Dies hat mehrere Gründe: Zum einen wollen viele Inder nicht mit ihrer Familientradition brechen. Viele führen die Arbeit, die ihre Familie schon seit Generationen ausübt, weiter. Zweitens leben die meisten Kastenlosen am Existenzminimum – sie sind gezwungen, ihre Kinder schon früh an der Arbeit auf dem Feld oder dem Betteln zu beteiligen, für Bildung bleibt keine Zeit.

Und paradoxerweise hat die Modernisierung Indiens viele staatliche Maßnahmen gegen das Kastensystem wieder zunichte gemacht. Zwar führte die indische Regierung die so genannte positive discrimination ein und sicherte damit den backward classes den benachteiligten Schichten, 27 Prozent der Arbeitsplätze in Staatsbetrieben und Behörden zu. Gleichzeitig wurde jedoch ein Großteil der staatlichen Firmen privatisiert. An deren Spitze sitzen nun Manager die lieber die "Reinen" und "Weisen" einstellen als die von Gott weniger Geliebten.
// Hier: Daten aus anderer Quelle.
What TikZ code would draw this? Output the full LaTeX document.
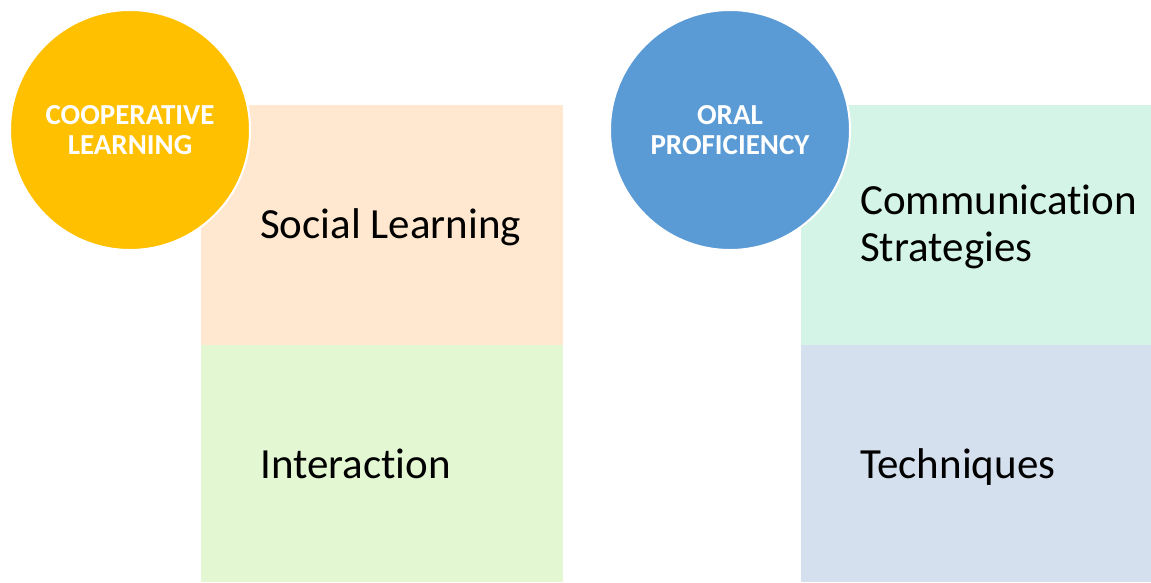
\documentclass[tikz,border=0pt]{standalone}
\usepackage{fontspec}
\setmainfont{Carlito}[RawFeature=-liga]
\definecolor{cyel}{HTML}{FFC000}
\definecolor{cblu}{HTML}{5B9BD5}
\definecolor{corg}{HTML}{FFE8CF}
\definecolor{cgrn}{HTML}{E2F7D2}
\definecolor{cmnt}{HTML}{D3F4E6}
\definecolor{cgry}{HTML}{D5E0EE}
\tikzset{
  x=1pt, y=-1pt,
  panel/.style={draw=none, minimum width=#1, anchor=north west, inner sep=0pt},
  ring/.style={circle, draw=white, line width=2pt, minimum size=240pt, inner sep=0pt,
    text=white, font=\fontsize{29}{29.5}\selectfont\bfseries, align=center},
  lbl/.style={anchor=base west, font=\fontsize{43}{47}\selectfont, align=left, text=black, inner sep=0pt}
}
\begin{document}
\begin{tikzpicture}
\useasboundingbox (0,0) rectangle (1151,582);
\node[panel=362pt, minimum height=240pt, fill=corg] (r1) at (201,105) {};
\node[panel=362pt, minimum height=237pt, fill=cgrn] (r2) at (201,345) {};
\node[panel=350pt, minimum height=240pt, fill=cmnt] (r3) at (801,105) {};
\node[panel=350pt, minimum height=237pt, fill=cgry] (r4) at (801,345) {};
\node[lbl] (t1) at ([shift={(59,133.3)}]r1.north west) {Social Learning};
\node[lbl] (t2) at ([shift={(59,133.3)}]r2.north west) {Interaction};
\node[lbl] (t3) at ([shift={(59,156.7)}]r3.north west) {Communication\\Strategies};
\node[lbl] (t4) at ([shift={(59,133.3)}]r4.north west) {Techniques};
\node[ring, fill=cyel] (c1) at (130,130) {COOPERATIVE\\LEARNING};
\node[ring, fill=cblu] (c2) at (730,130) {ORAL\\PROFICIENCY};
\end{tikzpicture}
\end{document}
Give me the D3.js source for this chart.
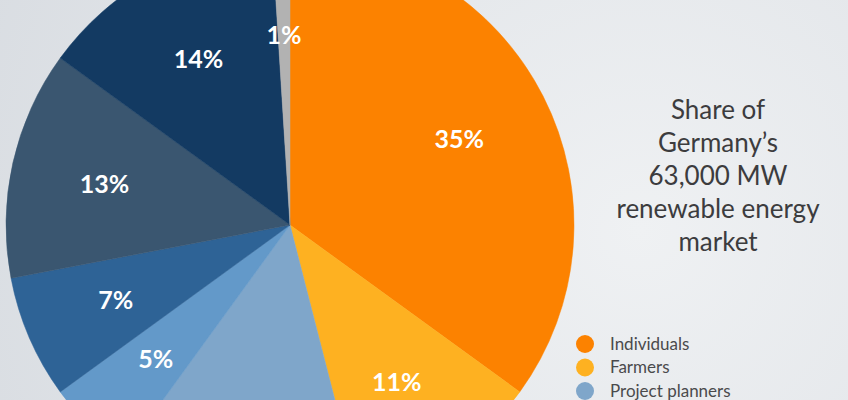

Nur die jüngere Generation in den aufstrebenden Metropolen geht mit der Kastenfrage toleranter um: "Klar esse ich Fleisch und trinke ab und zu mal ein Bier, auch wenn meine Kastenzugehörigkeit das eigentlich verbietet", sagt Ajay ein 23-jähriger Brahmane aus Visakhapatnam. "Wenn meine Eltern das wüssten, würden sie mich rauswerfen um die Familienehre zu retten." Ajay kommt gerade aus dem Kino, wo er sich einen neuen Film mit Bruce Willis angesehen hat.

Dieses neue Freiheitsgefühl beschränkt sich aber vor allem auf jene jungen Inder, die aus reichen und angesehenen Familien stammen, die Verwandtschaft in Boston oder London haben und die es sich leisten können, in Jeans und Nike-Turnschuhen herumzulaufen. Schnelle Autos, Romanzen aus Holly- und Bollywood und berufliche Erfolge lösen die verstaubten hinduistischen Schriften als gesellschaftliches Ideal ab.

Doch bis Ajay und die anderen Angehörigen der hohen Kasten ihren Chauffeuren und Dienstmädchen die gleiche Freiheit zugestehen, wird es noch dauern.